Why CVs Don’t Work for High Volume Staffing and What to Use Instead

Written by
Kiku
3 minutes

For decades the curriculum vitae has been the foundation of candidate screening. In low volume recruitment it provides a helpful narrative of experience. However in high volume staffing environments the traditional CV has shifted from an asset to a major operational constraint.

This post explains why CV centric screening falls short in today’s staffing landscape and what alternative approaches yield better results.

CVs Were Built for a Different Era

Resumes were designed for an era of slow moving hiring cycles. Today high volume staffing operates in minutes and hours.

  • The Mobile Dominance: According to the Appcast 2025 Recruitment Marketing Benchmark Report mobile applications now account for over 65% of all job submissions. This is especially true for roles in retail, logistics, and healthcare.
  • The Friction Point: Forcing a mobile user to locate and upload a PDF CV is the fastest way to lose them. Deloitte’s 2025 Global Human Capital Trends highlights that in a boundaryless work world talent expects a consumer grade frictionless application process.

The 60% Abandonment Problem

In high volume sectors the candidate with the fastest path to a successful application is the one who gets hired. The cost of a clunky process is now quantifiable.
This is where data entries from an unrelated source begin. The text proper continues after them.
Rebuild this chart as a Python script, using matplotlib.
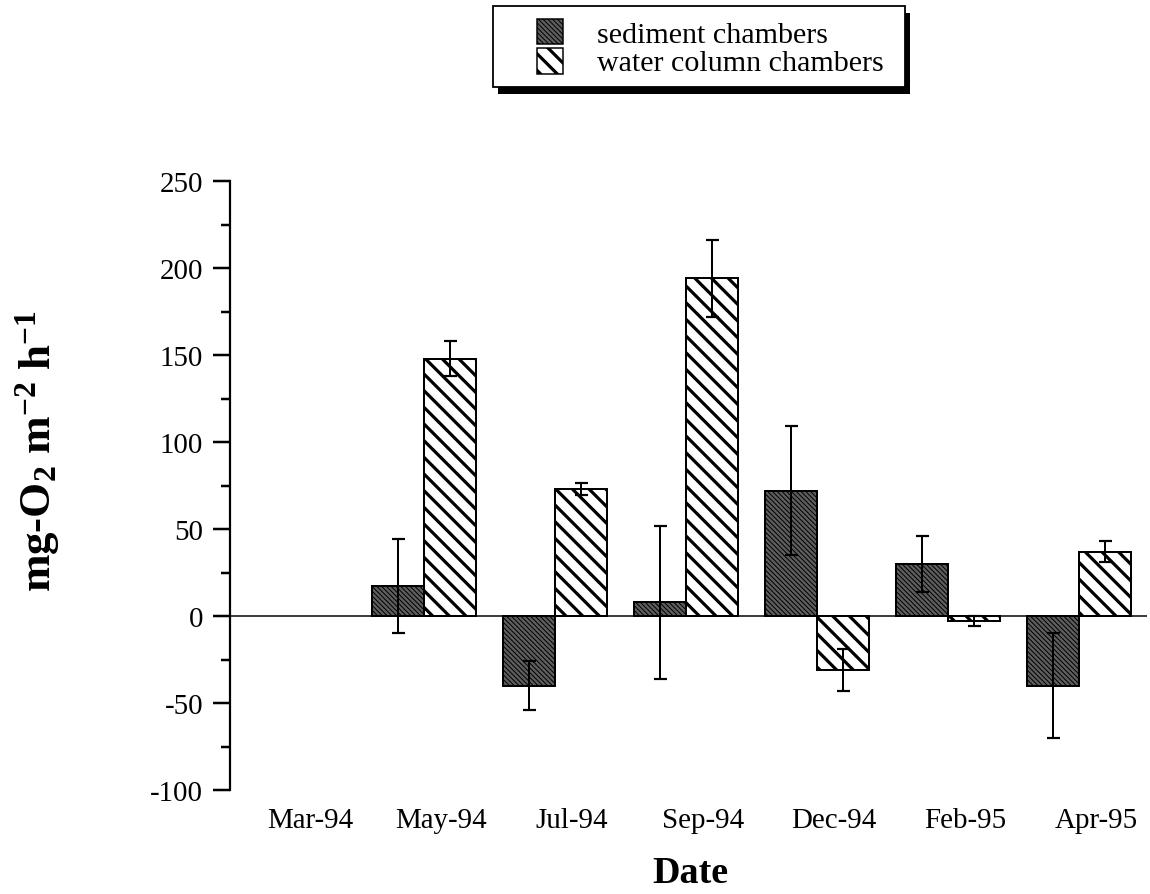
import numpy as np
import matplotlib
matplotlib.use('Agg')
import matplotlib.pyplot as plt
from matplotlib.patches import Rectangle
from matplotlib.ticker import MultipleLocator

plt.rcParams['font.family'] = ['Liberation Serif', 'DejaVu Serif']
plt.rcParams['mathtext.default'] = 'regular'
plt.rcParams['axes.unicode_minus'] = False

# Net O2 flux per sampling date
dates = ['Mar-94', 'May-94', 'Jul-94', 'Sep-94', 'Dec-94', 'Feb-95', 'Apr-95']
sediment = [np.nan, 17, -40, 8, 72, 30, -40]
sediment_err = [np.nan, 27, 14, 44, 37, 16, 30]
water = [np.nan, 148, 73, 194, -31, -3, 37]
water_err = [np.nan, 10, 3.5, 22, 12, 3, 6]
series_names = ['sediment chambers', 'water column chambers']

DPI = 100
P = 72 / DPI  # pixels -> points

SED_FACE, SED_HATCH, SED_HLW = '#5e5e5e', '\\' * 7, 1.0 * P
WAT_FACE, WAT_HATCH, WAT_HLW = 'white', '\\\\', 3.2 * P

x = np.arange(len(dates))
width = 0.4

W, H = 1150, 895
fig = plt.figure(figsize=(W / DPI, H / DPI), dpi=DPI)
ax = fig.add_axes([0.2, 0.1162, 0.7974, 0.6804])


def set_hatch_lw(patches, lw):
    for p in patches:
        if hasattr(p, 'set_hatch_linewidth'):
            p.set_hatch_linewidth(lw)


plt.rcParams['hatch.linewidth'] = SED_HLW
sed_bars = ax.bar(x - width / 2, sediment, width, color=SED_FACE, edgecolor='black',
                  linewidth=2 * P, hatch=SED_HATCH, zorder=2)
set_hatch_lw(sed_bars, SED_HLW)

plt.rcParams['hatch.linewidth'] = WAT_HLW
wat_bars = ax.bar(x + width / 2, water, width, color=WAT_FACE, edgecolor='black',
                  linewidth=2 * P, hatch=WAT_HATCH, zorder=2)
set_hatch_lw(wat_bars, WAT_HLW)

for xs, ys, es in [(x - width / 2, sediment, sediment_err), (x + width / 2, water, water_err)]:
    ax.errorbar(xs, ys, yerr=es, fmt='none', ecolor='black', elinewidth=2 * P,
                capsize=6.5 * P, capthick=2.2 * P, zorder=3)

ax.axhline(0, color='black', linewidth=1.5 * P, zorder=1)

ax.set_xlim(-0.481, 6.52)
ax.set_ylim(-100, 250)
ax.yaxis.set_major_locator(MultipleLocator(50))
ax.yaxis.set_minor_locator(MultipleLocator(25))
ax.set_xticks(x + 0.13)
ax.set_xticklabels(dates)

for s in ['top', 'right', 'bottom']:
    ax.spines[s].set_visible(False)
ax.spines['left'].set_linewidth(2.2 * P)

ax.tick_params(axis='x', length=0, pad=17 * P, labelsize=29 * P)
ax.tick_params(axis='y', which='major', length=17 * P, width=2.5 * P, pad=10 * P,
               labelsize=29 * P)
ax.tick_params(axis='y', which='minor', length=9.5 * P, width=2.5 * P)

fig.text(0.033, 0.496, 'mg-O$_2$ m$^{-2}$ h$^{-1}$', rotation=90, ha='center',
         va='center', fontsize=45 * P, fontweight='bold')
fig.text(0.6, 0.024, 'Date', ha='center', va='center', fontsize=38 * P, fontweight='bold')


# legend box drawn in pixel units (top-left origin) on the figure
def px_rect(x0, y0, x1, y1, **kw):
    return Rectangle((x0 / W, 1 - y1 / H), (x1 - x0) / W, (y1 - y0) / H,
                     transform=fig.transFigure, **kw)


fig.patches.append(px_rect(498, 14, 910, 95, facecolor='black', edgecolor='none', zorder=4))
fig.patches.append(px_rect(493, 7, 905, 88, facecolor='white', edgecolor='black',
                           linewidth=1.8 * P, zorder=5))
plt.rcParams['hatch.linewidth'] = SED_HLW
key1 = px_rect(537, 20, 563, 45, facecolor=SED_FACE, edgecolor='black', hatch=SED_HATCH,
               linewidth=1.5 * P, zorder=6)
plt.rcParams['hatch.linewidth'] = WAT_HLW
key2 = px_rect(537, 49, 563, 75, facecolor=WAT_FACE, edgecolor='black', hatch=WAT_HATCH,
               linewidth=1.5 * P, zorder=6)
set_hatch_lw([key1], SED_HLW)
set_hatch_lw([key2], WAT_HLW)
fig.patches.extend([key1, key2])
for name, yc in zip(series_names, [33, 61]):
    fig.text(597 / W, 1 - yc / H, name, ha='left', va='center_baseline', fontsize=30 * P,
             zorder=7)

fig.savefig('out.png', dpi=DPI)
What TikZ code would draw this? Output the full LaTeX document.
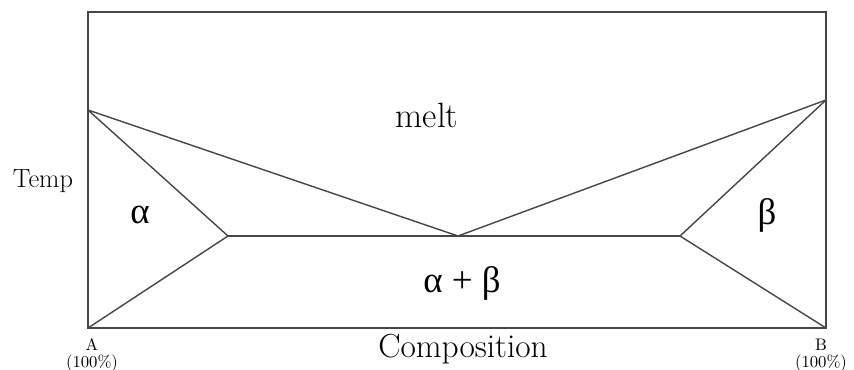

  • The Abandonment Rate: Recent 2025 industry data confirms the 60% Problem which shows that 6 out of 10 candidates will abandon an application if it is too long complex or requires redundant data entry.
  • The Speed Gap: With a large percentage of candidates feeling ignored if they do not hear back within a week a manual CV review process is simply too slow to keep the modern applicant engaged.

Resumes are Hard to Interpret at Scale

Resumes are unstructured data. When a recruiter scans hundreds of CVs daily they inevitably rely on mental shortcuts which is where bias and inefficiency creep in.

  • The Problem of Bias: Research featured in Harvard Business Review (2025) suggests that moving away from traditional resume reviews toward objective data based assessments can significantly increase hiring consistency and fairness.
  • The Scalability Issue: McKinsey and Company (2025) reports that AI adoption in talent management grew by 20% in the last year alone. Agencies still stuck in manual CV screening are finding it impossible to compete with firms using automated data capture.

A Tale of Two Candidate Journeys

Consider the difference between two logistics agencies competing for the same pool of drivers in a busy metropolitan area.

Agency A requires a CV upload and a manual registration form. A qualified driver applies on their lunch break using a smartphone. They realize their CV is saved on a home computer and they cannot remember their login credentials for the job board. They close the tab and the lead is lost forever.

Agency B uses a modern screening flow. The driver answers four quick questions regarding their license type availability for night shifts and right to work status. Within sixty seconds they are qualified and booked for an interview. The difference here is not the quality of the job but the speed of the friction. Agency B wins because they respected the candidate’s time and captured the data that actually mattered.

CVs Hide the Knock Out Factors

For high volume roles the primary requirements are rarely found in a narrative summary. Recruiters need structured data immediately:

  • Right to work and valid permits
  • Shift availability and commute time
  • Specific certifications such as CSCS or GMC

LinkedIn’s 2025 Skills Based Hiring Report shows that a skills first approach expands the talent pool by over 6 times compared to traditional resume based hiring. By focusing on specific eligibility questions rather than a CV, agencies can find qualified candidates who might otherwise be overlooked.

What Works Better: Data First Screening

Agencies outperforming their peers use a Data First CV Second approach:

  1. Mobile First Flows: Capture knock out criteria like availability and location via simple toggles.
  2. Automated Eligibility: Use digital tools to verify certifications instantly.
  3. Structured Integration: Ensure candidate answers flow directly into your ATS as searchable fields.

Conclusion

AI screening tools are not about replacing human judgment but about removing administrative noise. McKinsey’s latest analysis suggests that by using technology to handle repetitive tasks agencies can free up to 35% of a recruiter’s capacity. This allows your team to focus on the human side of recruitment such as interviews and relationship building.